Although the draft law proposal allows casino operators to enter into agreements with third parties concerning the management of “all or some of the concessionaire’s casinos,” it bans the possibility of gaming-revenue-sharing. This fact alone will sound the death knell of the “satellite casinos,” at least as they currently operate. As a consequence, it will increase the already high unemployment rate with the employees hired by the “collaborative entities.” (Despite the Secretary for Economy and Finance mentioning that all are employees of the concessionaire/sub-concessionaires, in a December 2016 response to a legislator’s written interpellation, the former Gaming Inspection and Coordination Bureau (DICJ) Director says otherwise, acknowledging “there is no legal provision, in effect, that requires that the hiring of all casino employees be done solely by the respective concessionaire/sub-concessionaire”.) Let’s see if – and how – legal engineering will manage to overcome the legal command, thus creating an implementation failure of the Gaming Law, with enforcement mechanisms failing to accomplish the policy goals due to ineffective oversight.

The announced death of the “satellite casinos” will at least put an end to new embarrassments to the government, as was the case with the last one to open. Ending a moratorium imposed by the government in 2008, the opening of Casino Royal Dragon in September 2017 was surrounded by controversy due to statements made by the then DICJ director, who realized no request for opening that casino had been received, and the day before the opening said that there still was no authorization despite the inauguration being scheduled for noon the following day. 

Secondly, it affects the “self-promoted casinos”, i.e., the casinos operated directly by a casino operator but located on properties owned by third parties (within their group of companies in the vast majority of the cases). Allied to the casino reversion mechanism and the intention to create a “special premium” in case the artificially set minimum gaming gross revenue to be generated by the gaming tables and machines is not met (which most probably will result in a considerable shrinkage of the number of the gaming tables and machines in operation), it will be exciting to see the casino operators concluding that no commercial sense exists in buying the property where the casino is located to then revert to the Macau SAR after a couple of years.

Lastly, the measure also clashes with the (current 5) gaming machine halls located outside casinos, i.e., the “satellite gaming machine halls” in the wording of the 2016 Mid-term Review Report. I wonder if we will ever see STDM selling to Melco the Macau Tower’s unit where the Mocha Macau Tower operates. As no changes to the principle of the location of gaming machines inside casinos are envisaged, the rules set by the Gaming Machines Regulation to allow these halls to open outside casinos continue to be irreconcilable with the Gaming Law, and thus illegal. Moreover, it may finally allow the government to enforce the long overdue “main government action in the area of Economy and Finance” announced in the Policy Address for 2015, “to prevent problem gambling and the problem of the spread of gaming to residential zones, proactively removing gaming machine halls from residential zones.”

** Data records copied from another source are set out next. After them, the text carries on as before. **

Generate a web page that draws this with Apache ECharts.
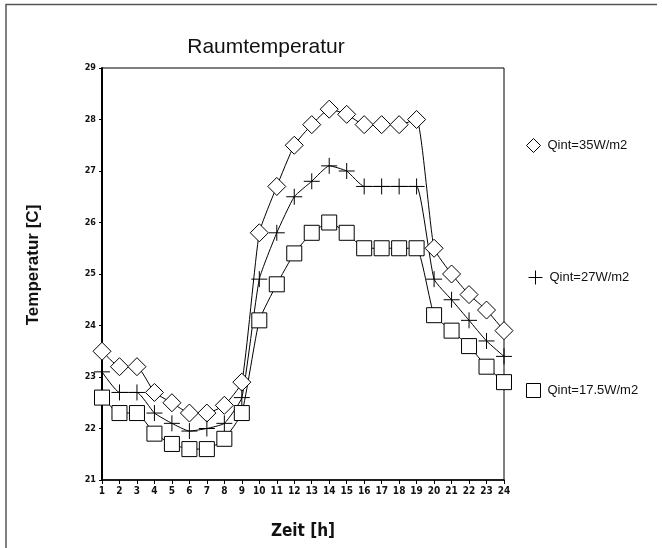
<!DOCTYPE html>
<html>
<head>
<meta charset="utf-8">
<script src="https://cdn.jsdelivr.net/npm/echarts@6/dist/echarts.min.js"></script>
<style>
html,body{margin:0;padding:0;background:#fff}
#chart{width:662px;height:548px}
</style>
</head>
<body>
<div id="chart"></div>
<script>
var hours = ['1','2','3','4','5','6','7','8','9','10','11','12','13','14','15','16','17','18','19','20','21','22','23','24']
var yTicks = [21, 29, 1]
var names = ['Qint=35W/m2', 'Qint=27W/m2', 'Qint=17.5W/m2']
var q35 = [23.5, 23.2, 23.2, 22.7, 22.5, 22.3, 22.3, 22.45, 22.9, 25.8, 26.7, 27.5, 27.9, 28.2, 28.1, 27.9, 27.9, 27.9, 28.0, 25.5, 25.0, 24.6, 24.3, 23.9]
var q27 = [23.1, 22.7, 22.7, 22.3, 22.1, 21.95, 22.0, 22.1, 22.6, 24.9, 25.8, 26.5, 26.8, 27.1, 27.0, 26.7, 26.7, 26.7, 26.7, 24.9, 24.5, 24.1, 23.7, 23.4]
var q17 = [22.6, 22.3, 22.3, 21.9, 21.7, 21.6, 21.6, 21.8, 22.3, 24.1, 24.8, 25.4, 25.8, 26.0, 25.8, 25.5, 25.5, 25.5, 25.5, 24.2, 23.9, 23.6, 23.2, 22.9]

var crossPath = 'path://M0,10 L20,10 M10,0 L10,20'
var narrow = '"DejaVu Sans Condensed", "Liberation Sans", sans-serif'

var myChart = echarts.init(document.getElementById('chart'))

function mk(name, data, symbol, size) {
	return {
		name: name,
		type: 'line',
		data: data,
		smooth: 0.15,
		symbol: symbol,
		symbolSize: size,
		showAllSymbol: true,
		itemStyle: {
			color: symbol == crossPath ? 'none' : '#fff',
			borderColor: '#000',
			borderWidth: 1
		},
		lineStyle: {color: '#000', width: 1},
		emphasis: {disabled: true},
		z: 3
	}
}

function leg(name, icon, size, top) {
	return {
		data: [{name: name, icon: icon}],
		left: 521,
		top: top,
		itemWidth: size,
		itemHeight: size,
		itemGap: 6,
		itemStyle: {color: icon == crossPath ? 'none' : '#fff', borderColor: '#000', borderWidth: 1},
		textStyle: {fontFamily: 'Liberation Sans', fontSize: 13, color: '#111', padding: [0, 0, 0, 2]},
		selectedMode: false
	}
}

var option = {
	backgroundColor: '#fff',
	animation: false,
	title: {
		text: 'Raumtemperatur',
		left: 261,
		textAlign: 'center',
		top: 32,
		textStyle: {fontFamily: 'Liberation Sans', fontSize: 21, fontWeight: 'normal', color: '#111'}
	},
	legend: [
		leg(names[0], 'diamond', 14, 133),
		leg(names[1], crossPath, 14, 263),
		leg(names[2], 'rect', 14, 378)
	],
	grid: {left: 102, right: 158, top: 68, bottom: 68, show: true, borderColor: '#000', borderWidth: 1},
	xAxis: {
		type: 'category',
		data: hours,
		boundaryGap: false,
		name: 'Zeit [h]',
		nameLocation: 'middle',
		nameGap: 43,
		nameTextStyle: {fontFamily: narrow, fontWeight: 'bold', fontSize: 17, color: '#111'},
		axisLine: {lineStyle: {color: '#000', width: 1.5}},
		axisTick: {alignWithLabel: true, length: 4, lineStyle: {color: '#000'}},
		axisLabel: {interval: 0, fontFamily: narrow, fontWeight: 'bold', fontSize: 10, color: '#111', margin: 6},
		splitLine: {show: false}
	},
	yAxis: {
		type: 'value',
		min: yTicks[0],
		max: yTicks[1],
		interval: yTicks[2],
		name: 'Temperatur [C]',
		nameLocation: 'middle',
		nameGap: 60,
		nameTextStyle: {fontFamily: 'Liberation Sans', fontWeight: 'bold', fontSize: 17, color: '#111', padding: [0, 0, 0, 18]},
		axisLine: {show: true, lineStyle: {color: '#000', width: 2}},
		axisTick: {show: true, length: 3, lineStyle: {color: '#000'}},
		axisLabel: {fontFamily: narrow, fontWeight: 'bold', fontSize: 9, color: '#111', margin: 6},
		splitLine: {show: false}
	},
	graphic: [
		{type: 'polyline', shape: {points: [[6, 548], [6, 4.5], [657, 4.5]]}, style: {stroke: '#555', lineWidth: 1.5, fill: null}, silent: true}
	],
	series: [
		mk(names[0], q35, 'diamond', 18),
		mk(names[1], q27, crossPath, 16),
		mk(names[2], q17, 'rect', 15)
	]
}
myChart.setOption(option)
</script>
</body>
</html>
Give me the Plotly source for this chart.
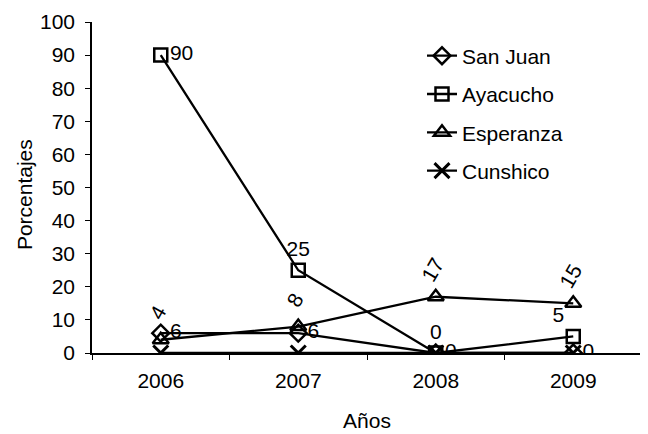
import plotly.graph_objects as go

years = ["2006", "2007", "2008", "2009"]
san_juan = [6, 6, 0, 0]
ayacucho = [90, 25, 0, 5]
esperanza = [4, 8, 17, 15]
cunshico = [0, 0, 0, 0]
y_ticks = [0, 10, 20, 30, 40, 50, 60, 70, 80, 90, 100]

FONT = "Liberation Sans, Arial, sans-serif"
FS = 21
LW = 2.3
MS = 13

# the page body has an 8px default margin; the figure is sized so that
# the plot area lands where the reference has it inside the 648x434 window
PAGE_OFF = 8

fig = go.Figure()

fig.add_trace(go.Scatter(
    x=years, y=san_juan, name="San Juan", mode="lines+markers+text",
    line=dict(color="black", width=LW),
    marker=dict(symbol="diamond-open", size=MS, color="black", line=dict(width=2.5)),
    text=[str(v) for v in san_juan], textposition="middle right",
    textfont=dict(size=FS, color="black"), legendgroup="a",
))
fig.add_trace(go.Scatter(
    x=years, y=ayacucho, name="Ayacucho", mode="lines+markers+text",
    line=dict(color="black", width=LW),
    marker=dict(symbol="square-open", size=MS, color="black", line=dict(width=2.5)),
    text=[str(v) for v in ayacucho],
    textposition=["middle right", "top center", "top center", "top left"],
    textfont=dict(size=FS, color="black"), legendgroup="b",
))
fig.add_trace(go.Scatter(
    x=years, y=esperanza, name="Esperanza", mode="lines+markers",
    line=dict(color="black", width=LW),
    marker=dict(symbol="triangle-up-open", size=MS + 1, color="black", line=dict(width=2.5)),
    legendgroup="c",
))
fig.add_trace(go.Scatter(
    x=years, y=cunshico, name="Cunshico", mode="lines+markers",
    line=dict(color="black", width=LW),
    marker=dict(symbol="x-thin-open", size=MS + 2, color="black", line=dict(width=3, color="black")),
    legendgroup="d",
))

for i, yv in enumerate(esperanza):
    fig.add_annotation(
        x=i, y=yv, xref="x", yref="y", text=str(yv), showarrow=False,
        textangle=-60, yshift=27, xshift=-3,
        font=dict(size=FS, color="black", family=FONT),
    )

fig.add_annotation(
    x=(24 - 92) / 550, xref="paper", y=0.477, yref="paper",
    text="Porcentajes", showarrow=False, textangle=-90,
    font=dict(size=FS, color="black", family=FONT),
    xanchor="center", yanchor="middle",
)

fig.update_layout(
    width=648 - PAGE_OFF, height=434 - PAGE_OFF,
    margin=dict(l=92 - PAGE_OFF, r=6, t=22 - PAGE_OFF, b=81),
    paper_bgcolor="white", plot_bgcolor="white",
    font=dict(family=FONT, size=FS, color="black"),
    showlegend=True,
    legend=dict(
        x=0.6, y=0.959, xanchor="left", yanchor="top",
        bgcolor="rgba(0,0,0,0)", traceorder="grouped", tracegroupgap=8,
        font=dict(size=FS), itemwidth=30,
    ),
    xaxis=dict(
        type="category", range=[-0.5, 3.5], automargin=False,
        showline=True, linecolor="black", linewidth=1.5,
        ticks="outside", tickson="boundaries", ticklen=5, tickcolor="black",
        showgrid=False, zeroline=False, ticklabelstandoff=8,
        title=dict(text="Años", standoff=22, font=dict(size=FS)),
    ),
    yaxis=dict(
        range=[0, 100], tickvals=y_ticks, automargin=False,
        showline=True, linecolor="black", linewidth=1.5,
        ticks="outside", ticklen=5, tickcolor="black",
        showgrid=False, zeroline=False,
        ticklabelstandoff=6,
    ),
)

fig.write_html("out.html")
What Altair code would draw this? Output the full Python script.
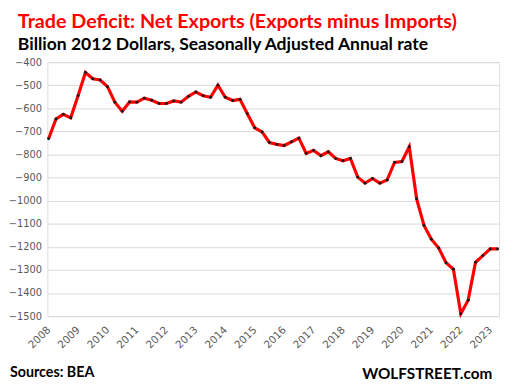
import altair as alt
import pandas as pd

years = list(range(2008, 2024))
quarters = [f"{y}Q{q}" for y in years for q in range(1, 5)][:62]
values = [
    -732, -646, -626, -641,
    -545, -445, -472, -477,
    -506, -573, -612, -572,
    -573, -556, -565, -579,
    -579, -568, -573, -548,
    -529, -545, -552, -500,
    -552, -566, -561, -623,
    -684, -702, -748, -756,
    -761, -745, -729, -795,
    -782, -805, -788, -817,
    -827, -817, -898, -924,
    -904, -924, -910, -834,
    -830, -766, -992, -1107,
    -1167, -1205, -1269, -1297,
    -1490, -1431, -1267, -1238,
    -1209, -1209,
]
y_ticks = list(range(-1500, -399, 100))
x_tick_idx = [4 * i for i in range(len(years))]

df = pd.DataFrame({"quarter": quarters, "idx": list(range(len(values))), "value": values})

x_enc = alt.X(
    "idx:Q",
    scale=alt.Scale(domain=[-0.17, 61.2], nice=False, zero=False),
    axis=alt.Axis(
        values=x_tick_idx,
        labelExpr="'' + (2008 + datum.value / 4)",
        labelAngle=-45,
        labelAlign="right",
        labelBaseline="middle",
        labelPadding=12,
        labelFont="DejaVu Sans",
        labelFontSize=10.5,
        labelColor="#595959",
        grid=False,
        ticks=False,
        domain=False,
        title=None,
    ),
)
y_enc = alt.Y(
    "value:Q",
    scale=alt.Scale(domain=[-1500, -400], nice=False, zero=False),
    axis=alt.Axis(
        values=y_ticks,
        format="d",
        labelFont="DejaVu Sans",
        labelFontSize=10,
        labelColor="#595959",
        labelPadding=6,
        grid=True,
        gridColor="#d9d9d9",
        gridWidth=1,
        ticks=False,
        domain=False,
        title=None,
    ),
)

base = alt.Chart(df)
line = base.mark_line(color="#ff0000", strokeWidth=3.2).encode(x=x_enc, y=y_enc)
pts = base.mark_point(filled=True, color="#1a1a1a", size=9, opacity=1).encode(x=x_enc, y=y_enc)


def label(text, x, y, size, color, align="left"):
    return alt.Chart(pd.DataFrame({"t": [text]})).mark_text(
        font="Lato", fontWeight="bold", fontSize=size, color=color,
        align=align, baseline="alphabetic",
    ).encode(text="t:N", x=alt.value(x), y=alt.value(y))


title = label("Trade Deficit: Net Exports (Exports minus Imports)", -30, -35, 20, "#ff0000")
subtitle = label("Billion 2012 Dollars, Seasonally Adjusted Annual rate", -30, -12, 17.8, "#000000")
source = label("Sources: BEA", -38, 320, 14.5, "#000000")
brand = label("WOLFSTREET.com", 452, 322, 15.5, "#000000", align="right")

chart = (
    alt.layer(line, pts, title, subtitle, source, brand)
    .properties(
        width=459,
        height=258,
        autosize=alt.AutoSizeParams(type="none"),
        padding={"left": 40, "top": 52, "right": 4, "bottom": 70},
    )
    .configure_view(stroke=None)
    .configure(background="white")
)

chart.save("out.html", embed_options={"renderer": "svg", "actions": False})
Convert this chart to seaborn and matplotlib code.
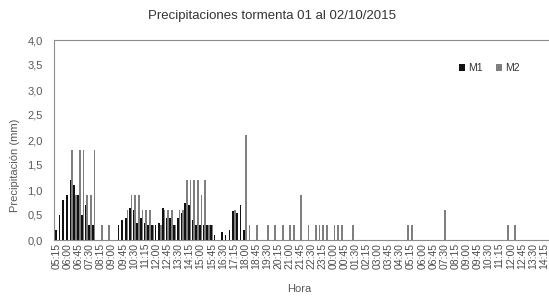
import matplotlib
matplotlib.use("Agg")
import matplotlib.pyplot as plt
import matplotlib.ticker as mticker
import pandas as pd
import seaborn as sns

sns.set_theme(style="white")
plt.rcParams["font.family"] = ["Liberation Sans", "DejaVu Sans"]

GRIS = "#595959"

# horas cada 15 min, 01/10 05:15 -> 02/10 14:30
HORAS = pd.date_range("2015-10-01 05:15", "2015-10-02 14:30",
                      freq="15min").strftime("%H:%M").tolist()

M1 = [0.2, 0.5, 0.8, 0.9, 1.2, 1.1, 0.9, 0.5, 0.7, 0.3,
      0.3, 0, 0, 0, 0, 0, 0, 0.3, 0.4, 0.45,
      0.65, 0.6, 0.35, 0.45, 0.35, 0.3, 0.3, 0.3, 0.35, 0.65,
      0.45, 0.45, 0.3, 0.45, 0.55, 0.75, 0.7, 0.4, 0.3, 0.3,
      0.3, 0.3, 0.3, 0.1, 0, 0.17, 0.1, 0.2, 0.58, 0.55,
      0.7, 0.2, 0, 0, 0, 0, 0, 0, 0, 0] + [0] * 74

M2 = [0, 0, 0, 0, 1.8, 0.9, 1.8, 1.8, 0.9, 0.9,
      1.8, 0, 0.3, 0, 0.3, 0, 0, 0, 0, 0.6,
      0.9, 0.9, 0.9, 0.6, 0.6, 0.6, 0.3, 0, 0.3, 0.6,
      0.6, 0.6, 0.3, 0.6, 0.6, 1.2, 1.2, 1.2, 1.2, 0.9,
      1.2, 0.3, 0.3, 0, 0, 0, 0, 0, 0.6, 0,
      0, 2.1, 0.3, 0, 0.3, 0, 0, 0.3, 0, 0.3,
      0, 0.3, 0, 0.3, 0.3, 0, 0.9, 0, 0.3, 0,
      0.3, 0.3, 0.3, 0.3, 0, 0.3, 0.3, 0.3, 0, 0,
      0.3, 0, 0, 0, 0, 0, 0, 0, 0, 0,
      0, 0, 0, 0, 0, 0.3, 0.3, 0, 0, 0,
      0, 0, 0, 0, 0, 0.6, 0, 0, 0, 0,
      0, 0, 0, 0, 0, 0, 0, 0, 0, 0,
      0, 0, 0.3, 0, 0.3, 0, 0, 0, 0, 0,
      0, 0, 0, 0]

n = len(HORAS)
df = pd.DataFrame({"pos": list(range(n)) * 2,
                   "Serie": ["M1"] * n + ["M2"] * n,
                   "Precip": M1 + M2})

fig = plt.figure(figsize=(5.49, 2.96), dpi=100)
ax = fig.add_axes([54 / 549, 1 - 240 / 296, 494 / 549, 200 / 296])

sns.barplot(data=df, x="pos", y="Precip", hue="Serie",
            palette={"M1": "#111111", "M2": "#7f7f7f"},
            width=0.9, saturation=1, errorbar=None, linewidth=0, ax=ax)

ax.set_xlim(-0.73, 133.1)
ax.set_ylim(0, 4)
ax.yaxis.set_major_locator(mticker.MultipleLocator(0.5))
ax.yaxis.set_major_formatter(
    mticker.FuncFormatter(lambda v, p: f"{v:.1f}".replace(".", ",")))
ax.set_xticks(range(0, n, 3))
ax.set_xticklabels(HORAS[::3], rotation=90)
ax.tick_params(axis="x", labelsize=7.5, colors="#4d4d4d", length=0, pad=2)
ax.tick_params(axis="y", labelsize=8, colors=GRIS, length=0, pad=8)
ax.set_xlabel("")
ax.set_ylabel("")

for s in ["left", "bottom", "top"]:
    ax.spines[s].set_color("#8c8c8c")
    ax.spines[s].set_linewidth(0.8)
ax.spines["right"].set_visible(False)

ax.legend(loc="upper left", bbox_to_anchor=(0.80, 0.93), ncol=2,
          frameon=False, fontsize=7.5, handlelength=0.6, handleheight=0.6,
          handletextpad=0.3, columnspacing=1.3, labelcolor="#333333")

fig.text(0.495, 0.945, "Precipitaciones tormenta 01 al 02/10/2015",
         ha="center", va="center", fontsize=9.5, color="#333333")
fig.text(0.027, 0.44, "Precipitación (mm)", rotation=90,
         ha="center", va="center", fontsize=8, color=GRIS)
fig.text(0.545, 0.025, "Hora", ha="center", va="center",
         fontsize=8, color=GRIS)

fig.savefig("out.png", dpi=100)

Macau’s first Chief Executive once said that “gambling is a significant factor in the context of Macau’s economic development.” Despite the merit that some measures have or may have, the current government, certainly continuing to “strengthen governance based on scientific principles” (whatever these are…), proposes several amendments to the Gaming Law that will strangle Macau’s golden goose, the one that represents almost 80 per cent (2019) of the Macau SAR revenues. 

Is this the correct path for a city that claims to be international but where no Fortune 500 company has headquarters or offices, or that doesn’t appear in the (global) Startup Ranking, where the six poorest countries in the world are ranked with 47 startups together?

As a friend put it, unfortunately, Macau has a business that it seems not to like! Popcorn time!